Equality Without Sameness
Modern culture often equates equality with sameness, flattening all distinctions into an indistinct blur. But the Triune God reveals something far richer. The Father is not the Son, and the Son is not the Spirit, yet none is lesser.
Jesus said, “The Father is greater than I” (John 14:28), yet also declared, “I and the Father are one” (John 10:30). This paradox is revelatory. In divine life, equality and distinction coexist. There is both shared glory and functional order. The Son submits to the Father not because He is less divine, but because submission itself is an expression of divine life. The Spirit proceeds and glorifies the Son, showing that even in perfect unity, there is role, direction, and purpose.
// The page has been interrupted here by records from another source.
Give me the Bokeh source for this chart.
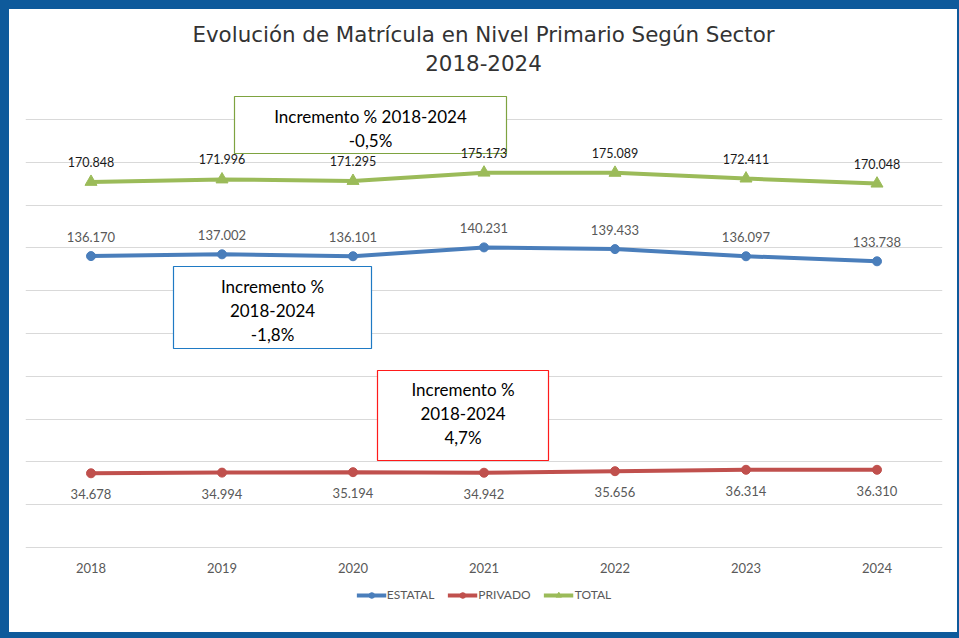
from bokeh.plotting import figure
from bokeh.models import FactorRange, Range1d, FixedTicker, BoxAnnotation, Label, Legend
from bokeh.core.properties import value
from bokeh.embed import file_html
from bokeh.resources import INLINE

years = ["2018", "2019", "2020", "2021", "2022", "2023", "2024"]
estatal = [136170, 137002, 136101, 140231, 139433, 136097, 133738]
privado = [34678, 34994, 35194, 34942, 35656, 36314, 36310]
total = [170848, 171996, 171295, 175173, 175089, 172411, 170048]
grid_ticks = [0, 20000, 40000, 60000, 80000, 100000, 120000, 140000, 160000, 180000, 200000]

title_lines = ["Evolución de Matrícula en Nivel Primario Según Sector", "2018-2024"]
box_texts = {
    "total": ["Incremento % 2018-2024", "-0,5%"],
    "estatal": ["Incremento %", "2018-2024", "-1,8%"],
    "privado": ["Incremento %", "2018-2024", "4,7%"],
}

def fmt(v):
    return f"{v:,}".replace(",", ".")

W, H = 959, 638
ML, MR = 25, 17
FRAME_W = W - ML - MR
FRAME_H = 608
MB = H - FRAME_H
ZERO_PX = 547                     # pixel row of the value 0
UNITS_PER_PX = 20000 / 42.8
CAT_PX = FRAME_W / len(years)

# layout helpers (page px -> data coords, used only for annotation placement)
def sx(px):
    return (px - ML) / CAT_PX
def sy(py):
    return (ZERO_PX - py) * UNITS_PER_PX

p = figure(width=W, height=H, frame_width=FRAME_W, frame_height=FRAME_H,
           x_range=FactorRange(factors=years, range_padding=0),
           y_range=Range1d(sy(FRAME_H), sy(0)), output_backend="svg", toolbar_location=None,
           min_border_left=ML, min_border_right=MR, min_border_top=0, min_border_bottom=MB)
C = "#0E5A9B"
p.styles = {"background-color": "white",
            "box-shadow": f"inset 9px 9px 0 0 {C}, inset -2px -6px 0 0 {C}"}
p.border_fill_color = None
p.background_fill_color = None
p.outline_line_color = None

p.yaxis.visible = False
p.xgrid.visible = False
p.ygrid.ticker = FixedTicker(ticks=grid_ticks)
p.ygrid.grid_line_color = "#D9D9D9"
p.ygrid.grid_line_width = 1

xa = p.xaxis[0]
xa.fixed_location = 0
xa.axis_line_color = None
xa.major_tick_line_color = None
xa.minor_tick_line_color = None
xa.major_label_standoff = 9
xa.major_label_text_font = "Lato"
xa.major_label_text_font_size = "13px"
xa.major_label_text_color = "#595959"

# boxes
def add_box(l, r, t, b, color):
    box = BoxAnnotation(left=sx(l), right=sx(r), top=sy(t), bottom=sy(b),
                        fill_color="white", fill_alpha=1, line_color=color, line_alpha=1,
                        line_width=1.2, level="underlay")
    p.add_layout(box)

add_box(234, 506, 96, 153, "#7EA340")
add_box(173, 371, 266, 348, "#1F7AC4")
add_box(377, 548, 370, 460, "#FF1A1A")

def add_lines(cx, ys, lines):
    for yy, t in zip(ys, lines):
        p.add_layout(Label(x=sx(cx), y=sy(yy), text=t, text_align="center", text_baseline="middle",
                           text_font="Lato", text_font_size="17px", text_color="#000000"))

add_lines(370, [116, 140], box_texts["total"])
add_lines(272, [286, 310, 334], box_texts["estatal"])
add_lines(462.5, [389, 413, 437], box_texts["privado"])

# title
p.add_layout(Label(x=sx(483), y=sy(34), text=title_lines[0], text_align="center", text_baseline="middle",
                   text_font="DejaVu Sans", text_font_size="21.4px", text_color="#333333"))
p.add_layout(Label(x=sx(483), y=sy(62), text=title_lines[1], text_align="center", text_baseline="middle",
                   text_font="DejaVu Sans", text_font_size="21.4px", text_color="#333333"))

series = [
    ("ESTATAL", estatal, "#4A7EBB", "circle", 9, -19, "#595959", "13px"),
    ("PRIVADO", privado, "#C0504D", "circle", 9, 21, "#595959", "13px"),
    ("TOTAL", total, "#9BBB59", "triangle", 12, -20, "#1A1A1A", "12.5px"),
]
items = []
for name, vals, col, mk, sz, off, tcol, fs in series:
    r1 = p.line(years, vals, line_color=col, line_width=4)
    r2 = p.scatter(years, vals, marker=mk, size=sz, fill_color=col, line_color=col)
    p.text(years, vals, text=[fmt(v) for v in vals], y_offset=off, text_align="center",
           text_baseline="middle", text_font=value("Lato"), text_font_size=fs, text_color=tcol)
    items.append((name, [r1, r2]))

legend = Legend(items=items, orientation="horizontal", location="bottom_center",
                border_line_color=None, background_fill_alpha=0,
                label_text_font="Lato", label_text_font_size="12px", label_text_color="#595959",
                glyph_width=30, glyph_height=14, label_height=14, label_standoff=1, spacing=13,
                padding=0, margin=6)
p.add_layout(legend)

open("out.html", "w").write(file_html(p, INLINE))
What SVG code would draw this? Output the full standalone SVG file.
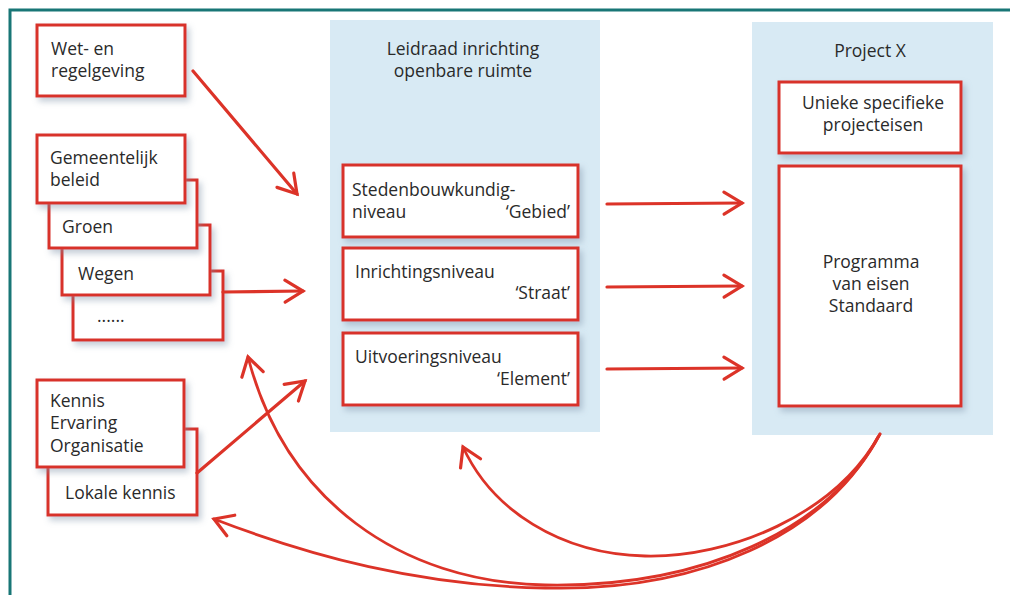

This tells us something profound: true equality doesn’t erase difference. In God, hierarchy is not tyranny but harmony, where each Person gives and receives according to divine purpose. The Father plans, the Son accomplishes, and the Spirit perfects. Together, they reveal a God who is both relational and righteous.
Communion That Is Holy
In the divine dance, some might speculate that it is a love that excludes all other characteristics of God. To say “God is love” (1 John 4:8) is not to define Him as a feeling we typically describe but to declare the outflow of His holiness. Divine love is holy — it burns with truth and purity. When Scripture describes God’s love, it’s the kind of love that sends a Son to the cross and that judges sin.
Perichoresis, then, is not just about mutual affection but about mutual holiness — a fellowship of moral perfection. The Father’s love is just, the Son’s obedience is honoring, and the Spirit’s presence sanctifies. The divine life is love that never compromises truth, grace that never abandons righteousness.
When God reveals Himself, He reveals more than a relationship; He reveals character. Biblical revelation presents a God whose unity is rooted in truth, whose relationships are ordered by holiness, and whose love is inseparable from justice. The Trinity teaches us that divine communion includes holy wrath against evil, justice for the oppressed, and truth that cannot be bent. These are not additions to love; they are love in action.
The Divine Pattern of Reality
The Trinity is more than a doctrinal view; it’s the pattern of all existence. Creation bears its imprint: order, distinction, and relationship. Day and night, land and sea, male and female, they mirror God’s nature. Each part is distinct, yet bound in purpose and harmony.
That’s why the erosion of distinctions — between Creator and creature, male and female, truth and falsehood — is not liberation but rebellion against God. When we reject divine order, we reject the very nature of true reality. The Triune life shows that flourishing requires both equality and order, communion and boundary.
The Mystery That Shapes Us
Understanding God’s triune nature shapes how we see authority, obedience, and community. The Father’s will, the Son’s obedience, and the Spirit’s empowerment reveal that difference does not diminish dignity.
In a world that equates submission with weakness, the Trinity declares otherwise. To obey is not to lose worth; to lead is not to exalt oneself. In God, distinct roles are holy.
And that is the pattern for human life and our relation with others: equal in essence, distinct in function, united in purpose. The God who is three and one calls us into a life of ordered fellowship where love is holy, authority is good, and unity affirms difference.